The LBR – now the London, Brighton and South Coast Railway (LBSCR) – went ahead with its purchase of the line in January 1865, a sum of £53,000 being paid to the EGR which was not, however, enough for the EGR's shareholders to have their capital back in full.

===Route of the line===
Departing Three Bridges station on a curve, the line passed under the London to Brighton road before climbing at 1 in 88, passing over a level crossing known as "Compasses Crossing" and, just before arriving at Rowfant station, crossed Wallage Lane on the level. The line then climbed again at 1 in 80 passing through a 42 ft deep cutting in J.H. Wilson's land and Grange Road station, travelling through an arable and wooded landscape before arriving at East Grinstead station which was in Swan Mead, off the London Road.

==Extension to Tunbridge Wells==

As with the initial connection between Three Bridges and East Grinstead, the impetus for an extension to Tunbridge Wells came from local landowners who, as early as 1855, had enquired as to the possibility of an extension east. The East Grinstead, Groombridge and Tunbridge Wells Railway Act 1862 (25 & 26 Vict. c. ccvii), passed on 7 August 1862, authorised this extension and a company of the same name oversaw the scheme. Just one year previously, the Brighton, Uckfield and Tunbridge Wells Railway Act 1861 (24 & 25 Vict. c. clxxiv) had been adopted, sanctioning an extension of the Wealden Line from its terminus at Uckfield to Tunbridge Wells. Construction works were already underway.

===Groombridge and Tunbridge Wells Railway===
The East Grinstead, Groombridge and Tunbridge Wells Railway (EGGTW) was incorporated by the East Grinstead, Groombridge and Tunbridge Wells Railway Act 1862 and its first directors were the Earl de la Warr, his son Lord West, C.B. and John Pryce. These three were also shareholders together with a fourth person, Edward Parker.
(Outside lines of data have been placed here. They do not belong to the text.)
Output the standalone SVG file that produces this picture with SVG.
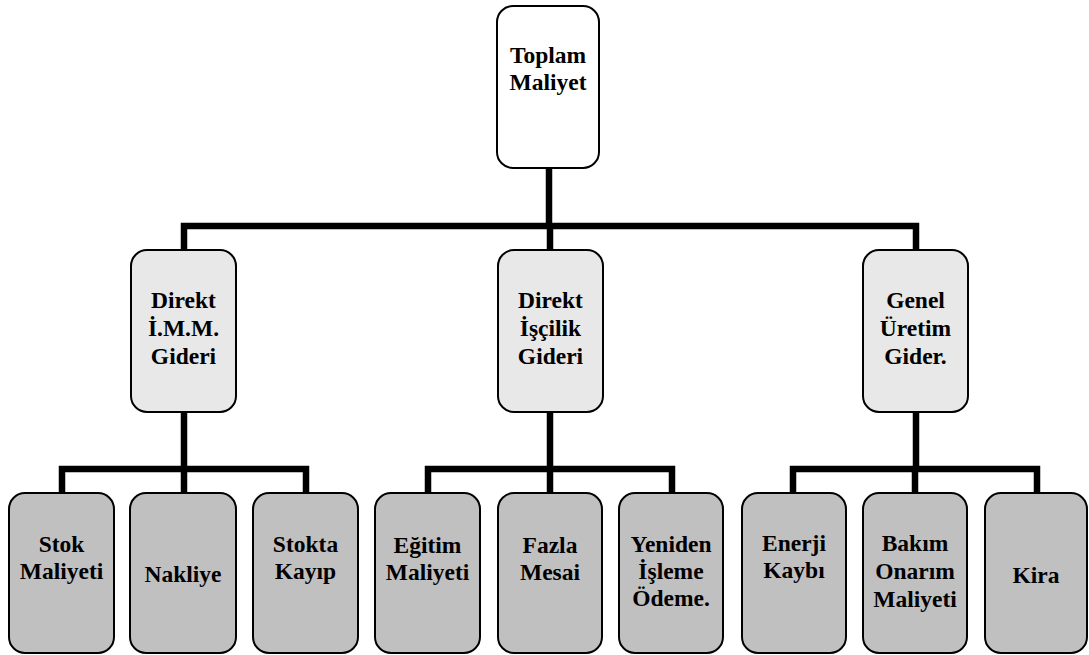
<svg xmlns="http://www.w3.org/2000/svg" width="1089" height="655" viewBox="0 0 1089 655">
  <style>
    .box { stroke: #000; stroke-width: 2; }
    .root { fill: #ffffff; }
    .mid { fill: #e8e8e8; }
    .leaf { fill: #c0c0c0; }
    text { font-family: 'Liberation Serif', 'Times New Roman', Times, serif; font-weight: bold; font-size: 23.5px; fill: #000; text-anchor: middle; }
    .wire { fill: none; stroke: #000; stroke-width: 6.5; stroke-linecap: butt; stroke-linejoin: miter; }
  </style>
  <rect width="1089" height="655" fill="#ffffff"/>

  <!-- connectors -->
  <g id="connectors" class="wire">
    <path d="M549 168 V226"/>
    <path d="M184 250 V226 H916 V250"/>
    <path d="M550 226 V250"/>
    <!-- first branch -->
    <path d="M184 412 V469"/>
    <path d="M62 493 V469 H306 V493"/>
    <path d="M184 469 V493"/>
    <!-- second branch -->
    <path d="M550 412 V469"/>
    <path d="M428 493 V469 H672 V493"/>
    <path d="M550 469 V493"/>
    <!-- third branch -->
    <path d="M916 412 V469"/>
    <path d="M793 493 V469 H1037 V493"/>
    <path d="M915 469 V493"/>
  </g>

  <!-- top level -->
  <g id="toplam" font-family="Liberation Serif, serif">
    <rect class="box root" x="497" y="6" width="102" height="162" rx="16"/>
    <text x="548" y="63">Toplam</text>
    <text x="548" y="90">Maliyet</text>
  </g>

  <!-- second level -->
  <g id="direkt-imm">
    <rect class="box mid" x="131" y="250" width="105" height="162" rx="16"/>
    <text x="183.5" y="308">Direkt</text>
    <text x="183.5" y="336">İ.M.M.</text>
    <text x="183.5" y="364">Gideri</text>
  </g>
  <g id="direkt-iscilik">
    <rect class="box mid" x="498" y="250" width="105" height="162" rx="16"/>
    <text x="550.5" y="308">Direkt</text>
    <text x="550.5" y="336">İşçilik</text>
    <text x="550.5" y="364">Gideri</text>
  </g>
  <g id="genel-uretim">
    <rect class="box mid" x="863" y="250" width="105" height="162" rx="16"/>
    <text x="915.5" y="308">Genel</text>
    <text x="915.5" y="336">Üretim</text>
    <text x="915.5" y="364">Gider.</text>
  </g>

  <!-- third level -->
  <g id="stok-maliyeti">
    <rect class="box leaf" x="9" y="493" width="105" height="160" rx="16"/>
    <text x="61.5" y="552">Stok</text>
    <text x="61.5" y="579">Maliyeti</text>
  </g>
  <g id="nakliye">
    <rect class="box leaf" x="130" y="493" width="106" height="160" rx="16"/>
    <text x="183" y="582">Nakliye</text>
  </g>
  <g id="stokta-kayip">
    <rect class="box leaf" x="253" y="493" width="105" height="160" rx="16"/>
    <text x="305.5" y="552">Stokta</text>
    <text x="305.5" y="579">Kayıp</text>
  </g>
  <g id="egitim-maliyeti">
    <rect class="box leaf" x="375" y="493" width="105" height="160" rx="16"/>
    <text x="427.5" y="553">Eğitim</text>
    <text x="427.5" y="580">Maliyeti</text>
  </g>
  <g id="fazla-mesai">
    <rect class="box leaf" x="498" y="493" width="104" height="160" rx="16"/>
    <text x="550" y="553">Fazla</text>
    <text x="550" y="580">Mesai</text>
  </g>
  <g id="yeniden-isleme">
    <rect class="box leaf" x="619" y="493" width="104" height="160" rx="16"/>
    <text x="671" y="552">Yeniden</text>
    <text x="671" y="579">İşleme</text>
    <text x="671" y="606">Ödeme.</text>
  </g>
  <g id="enerji-kaybi">
    <rect class="box leaf" x="742" y="493" width="104" height="160" rx="16"/>
    <text x="794" y="551">Enerji</text>
    <text x="794" y="578">Kaybı</text>
  </g>
  <g id="bakim-onarim">
    <rect class="box leaf" x="863" y="493" width="104" height="160" rx="16"/>
    <text x="915" y="551">Bakım</text>
    <text x="915" y="579">Onarım</text>
    <text x="915" y="607">Maliyeti</text>
  </g>
  <g id="kira">
    <rect class="box leaf" x="985" y="493" width="102" height="160" rx="16"/>
    <text x="1036" y="583">Kira</text>
  </g>
</svg>
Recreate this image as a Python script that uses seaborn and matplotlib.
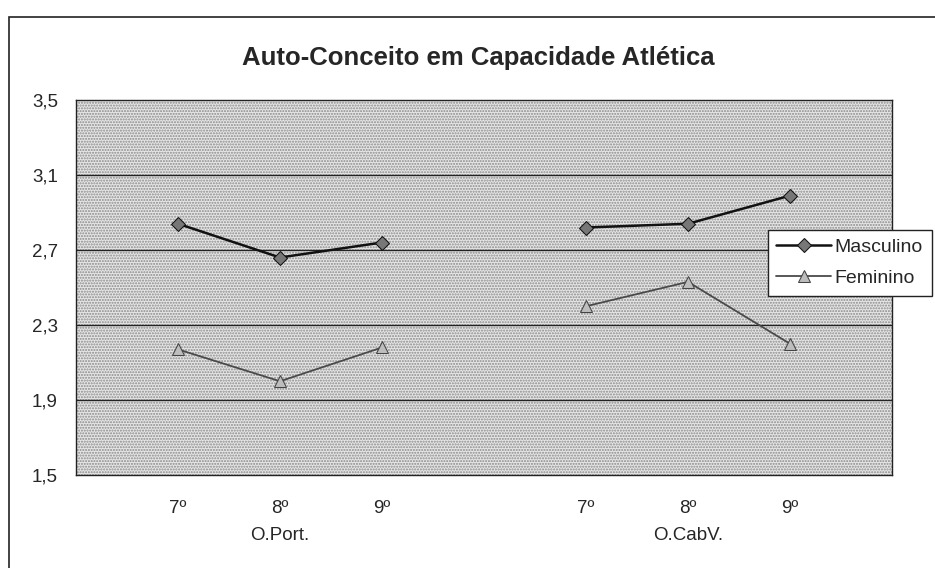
import matplotlib
matplotlib.use("Agg")
import matplotlib.pyplot as plt
from matplotlib.patches import Rectangle
import pandas as pd
import seaborn as sns

# values
grades = ["7º", "8º", "9º"]
groups = ["O.Port.", "O.CabV."]
masculino = [2.84, 2.66, 2.74, 2.82, 2.84, 2.99]
feminino = [2.17, 2.00, 2.18, 2.40, 2.53, 2.20]
series = ["Masculino", "Feminino"]

rows = []
for s, vals in zip(series, [masculino, feminino]):
    for gi, g in enumerate(groups):
        for ci, c in enumerate(grades):
            rows.append((s, g, c, gi * 4 + ci, vals[gi * 3 + ci]))
df = pd.DataFrame(rows, columns=["sexo", "grupo", "ano", "pos", "valor"])

sns.set_style("white")
plt.rcParams["font.family"] = ["Liberation Sans", "DejaVu Sans"]
plt.rcParams["hatch.color"] = "#8a8a8a"
plt.rcParams["hatch.linewidth"] = 1.0

fig = plt.figure(figsize=(9.35, 5.68), dpi=100)
ax = fig.add_axes([76 / 935, 1 - 475 / 568, 816 / 935, 375 / 568])
ax.set_facecolor("#e6e6e6")
ax.add_patch(Rectangle((0, 0), 1, 1, transform=ax.transAxes, facecolor="none",
                       edgecolor="#8a8a8a", hatch="......", linewidth=0, zorder=0))

for g in groups:
    sub = df[df.grupo == g]
    sns.lineplot(data=sub[sub.sexo == "Masculino"], x="pos", y="valor", ax=ax,
                 color="#111111", lw=1.8, marker="D", markersize=7,
                 markerfacecolor="#777777", markeredgecolor="#111111",
                 label="Masculino" if g == groups[0] else None, zorder=4)
    sns.lineplot(data=sub[sub.sexo == "Feminino"], x="pos", y="valor", ax=ax,
                 color="#4a4a4a", lw=1.3, marker="^", markersize=8,
                 markerfacecolor="#bdbdbd", markeredgecolor="#444444",
                 label="Feminino" if g == groups[0] else None, zorder=4)

ax.set_xlim(-1, 7)
ax.set_ylim(1.5, 3.5)
yt = [1.5, 1.9, 2.3, 2.7, 3.1, 3.5]
ax.set_yticks(yt)
ax.set_yticklabels([f"{v:.1f}".replace(".", ",") for v in yt], fontsize=13.5)
for v in yt[1:-1]:
    ax.axhline(v, color="#222222", lw=1.0, zorder=2)

pos = [gi * 4 + ci for gi in range(len(groups)) for ci in range(len(grades))]
ax.set_xticks(pos + [3])
ax.set_xticklabels(grades * len(groups) + [""], fontsize=13.5)
ax.tick_params(axis="x", direction="inout", length=8, width=1, pad=14, color="#222222")
ax.tick_params(axis="y", direction="out", length=7, width=1, pad=6, color="#222222")
for gi, g in enumerate(groups):
    ax.text(gi * 4 + 1, -0.16, g, transform=ax.get_xaxis_transform(),
            ha="center", va="center", fontsize=13.5)
ax.set_xlabel("")
ax.set_ylabel("")
for sp in ax.spines.values():
    sp.set_color("#222222")
    sp.set_linewidth(1.0)
    sp.set_visible(True)

leg = ax.legend(loc="upper left", bbox_to_anchor=(758 / 935, 1 - 220 / 568),
                bbox_transform=fig.transFigure, fontsize=14, frameon=True,
                fancybox=False, edgecolor="#222222", framealpha=1,
                borderpad=0.45, handlelength=2.8, handletextpad=0.2, labelspacing=0.7)
leg.get_frame().set_linewidth(1.0)

fig.text(478 / 935, 1 - 58 / 568, "Auto-Conceito em Capacidade Atlética",
         ha="center", va="center", fontsize=18.5, fontweight="bold")
# outer chart frame (cropped on the right and bottom in the scan)
fig.patches.append(Rectangle((9 / 935, -0.1), 1.1, 1 - 17 / 568 + 0.1,
                             transform=fig.transFigure, fill=False,
                             edgecolor="#222222", linewidth=1.2))

fig.savefig("out.png", dpi=100)
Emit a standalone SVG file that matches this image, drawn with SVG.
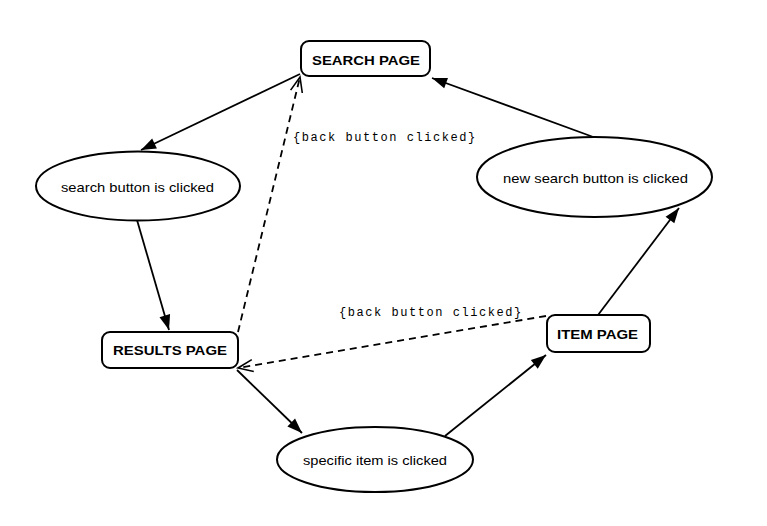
<svg xmlns="http://www.w3.org/2000/svg" width="767" height="526" viewBox="0 0 767 526">
<style>
.box{fill:#fff;stroke:#000;stroke-width:2}
.ell{fill:#fff;stroke:#000;stroke-width:2}
.bt{font-family:"Liberation Sans",Arial,sans-serif;font-weight:bold;font-size:13px;text-anchor:middle;fill:#000}
.et{font-family:"Liberation Sans",Arial,sans-serif;font-size:13px;text-anchor:middle;fill:#000}
.lt{font-family:"Liberation Mono","Courier New",monospace;font-size:12px;letter-spacing:1.55px;fill:#000}
.ln{fill:none;stroke:#000;stroke-width:1.8}
.dash{stroke-dasharray:7,5}
</style>
<defs>
<marker id="fa" markerUnits="userSpaceOnUse" markerWidth="20" markerHeight="14" viewBox="-16 -7 18 14" refX="0" refY="0" orient="auto">
<path d="M0,0 L-15,-5.5 L-15,5.5 Z" fill="#000"/>
</marker>
<marker id="oa" markerUnits="userSpaceOnUse" markerWidth="20" markerHeight="16" viewBox="-17 -8 19 16" refX="0" refY="0" orient="auto">
<path d="M-15,-6 L0,0 L-15,6" fill="none" stroke="#000" stroke-width="1.6"/>
</marker>
</defs>
<rect width="767" height="526" fill="#fff"/>
<g id="connectors">
<line class="ln" x1="300" y1="74" x2="141" y2="150" marker-end="url(#fa)"/>
<line class="ln" x1="137" y1="220" x2="169" y2="330" marker-end="url(#fa)"/>
<line class="ln" x1="237" y1="370" x2="302" y2="433" marker-end="url(#fa)"/>
<line class="ln" x1="445" y1="436" x2="546" y2="355" marker-end="url(#fa)"/>
<line class="ln" x1="598" y1="315" x2="679" y2="208" marker-end="url(#fa)"/>
<line class="ln" x1="596" y1="138" x2="432" y2="78" marker-end="url(#fa)"/>
<line class="ln dash" x1="238" y1="332" x2="300" y2="77" marker-end="url(#oa)"/>
<line class="ln dash" x1="546" y1="316" x2="238" y2="368" marker-end="url(#oa)"/>
<text class="lt" x="293" y="141">{back button clicked}</text>
<text class="lt" x="339" y="316">{back button clicked}</text>
</g>
<g id="search-page">
<rect class="box" x="301" y="41" width="129" height="35" rx="8"/>
<text class="bt" x="366" y="65" textLength="108" lengthAdjust="spacingAndGlyphs">SEARCH PAGE</text>
</g>
<g id="search-clicked">
<ellipse class="ell" cx="138" cy="186" rx="102" ry="34.5"/>
<text class="et" x="137.5" y="192" textLength="153" lengthAdjust="spacingAndGlyphs">search button is clicked</text>
</g>
<g id="results-page">
<rect class="box" x="102" y="332" width="136" height="36" rx="8"/>
<text class="bt" x="170" y="355" textLength="114" lengthAdjust="spacingAndGlyphs">RESULTS PAGE</text>
</g>
<g id="item-clicked">
<ellipse class="ell" cx="375" cy="459.5" rx="98" ry="32.5"/>
<text class="et" x="375" y="465" textLength="144" lengthAdjust="spacingAndGlyphs">specific item is clicked</text>
</g>
<g id="item-page">
<rect class="box" x="547" y="315" width="103" height="37" rx="8"/>
<text class="bt" x="597.5" y="339" textLength="81" lengthAdjust="spacingAndGlyphs">ITEM PAGE</text>
</g>
<g id="new-search-clicked">
<ellipse class="ell" cx="594.5" cy="177" rx="117.5" ry="40"/>
<text class="et" x="595.5" y="183" textLength="185" lengthAdjust="spacingAndGlyphs">new search button is clicked</text>
</g>
</svg>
The company's capital was £75,000 divided into 7,500 shares and when all these shares had been subscribed for, the company was authorised to borrow up to £25,000. Included amongst the powers of the company was the power to "construct and thereafter maintain a convenient siding at Withyham for the use of the Earl de la Warr." In addition, it was required to cross a private carriage road to Ashdown House via a bridge under the road and not a level crossing. In fact, it was not authorised to alter the level of any roads except one near East Grinstead station, which could only be raised by seven feet.

As with the first section between East Grinstead and Three Bridges, the extension would be single tracked throughout except at a re-sited East Grinstead station. The station was to be relocated north at a lower level to enable the line to pass under London Road. The old station would then become a goods yard.

===Construction===
The ceremony of cutting the first turf took place in the Fair Field, off Lewes Road, just outside East Grinstead on Saturday 18 July 1863. Lord West and Leo Schuster, chairman of the LBSCR, took part in the ritual.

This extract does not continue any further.